KC Chakrabarty, Former RBI Deputy Governor (2013 Speech)

By the turn of the century, IDBI had run into trouble.

Gross NPAs between 1999 and 2003 ranged from 14 percent to 17 percent, forcing a rethink on the future of IDBI. In 2003, the government repealed the IDBI Act converting IDBI Ltd. into a banking company.

The Move Into Retail

Ashvin Parekh, managing partner at Ashvin Parekh Advisory Services, says that it had become clear, even in the early 90s, that development finance institutions would need to move into retail banking.

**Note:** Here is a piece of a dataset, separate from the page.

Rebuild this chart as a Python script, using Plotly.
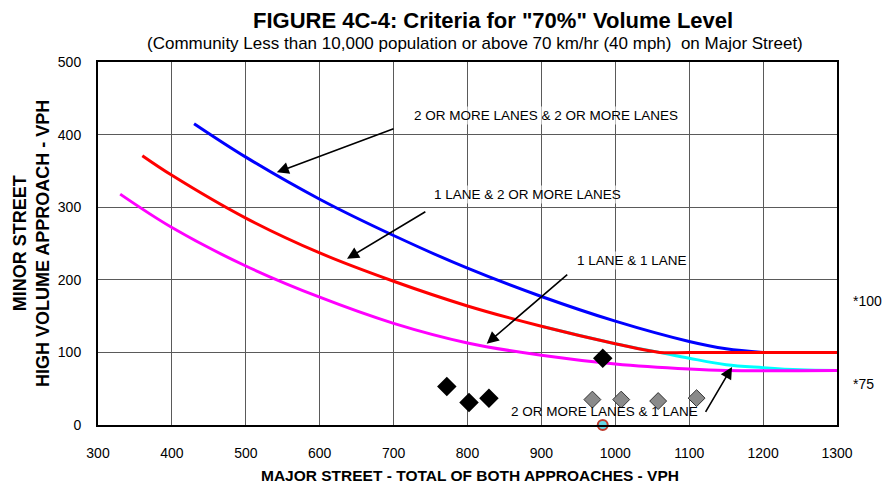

Parekh recalls that he was first called on to draft IDBI’s application for a commercial bank in 1992. The commercial bank began operations as a subsidiary of IDBI in 1994. ICICI Bank, due to its more private sector bent, managed to grow its retail banking operations far more quickly than IDBI Bank, Parekh told BloombergQuint. Still, IDBI Bank managed to build up a decent retail branch network and liabilities franchise between 1994 and 2004.

In 2004, the retail bank was merged with IDBI. According to Parekh, the merger actually ended up destroying the value in the retail bank. The large size of the corporate book meant that the retail operations were dwarfed.

Data from the bank’s annual reports show that till 2010, only 13 percent of IDBI Bank’s advances were retail. Today, close to 45 percent of the loans are in the retail category but that is also because the bank has been de-growing its corporate loan book.

Bansal acknowledges that, in hindsight, the bank could have focused more on retail operations sooner. There was always a focus on retail liabilities but not enough on retail assets.

NPAs: Back To The Past

IDBI’s previous brush with poor asset quality in early 2000s was not very different from what it faces now. Back then, too, infrastructure companies, particularly steel, were in trouble. Ironically, many of the companies that were in IDBI’s bad loan book then are present now.

But at that time the economy recovered quite quickly and restructuring under the corporate debt restructuring mechanism worked, says Bansal.

The relatively easy recovery from the bad loan cycle of 2000 meant that IDBI did not shy away from taking large bets in the 2008-10 period. When large corporate investments restarted, IDBI jumped back in head first.

Almost every bank is feeling the heat from that lending cycle now. But for IDBI, the impact has been severe.

  • The bank has an exposure to 11 of the 12 accounts in the RBI’s first list of stressed assets.
  • It has exposure to 19 of the 29 accounts in the RBI’s second list of stressed assets.
  • It has a 64 percent provision coverage against the first 12 accounts and a 55 percent coverage against the second set of accounts.

And that is the core reason why LIC has been roped in to bail out of IDBI. The lender needs large amounts of capital. Not just this year but perhaps for the next few years. Recoveries remain dependent on the progress of resolution under the Insolvency and Bankruptcy Code. The experience so far has not been great.

Can IDBI recover from this cycle and maintain an independent identity?

Yes, says Bansal. When the recoveries begin, IDBI’s balance sheet will recover faster than others since the lender has a larger exposure to the stressed accounts, he says.

Maybe, says Parekh. Provided a progressive management is put in place. The retail bank should be demerged and allowed to grow, he says.

No, says Balakrishnan. Its retail operations should be sold through a transparent auction process and the institution wound down.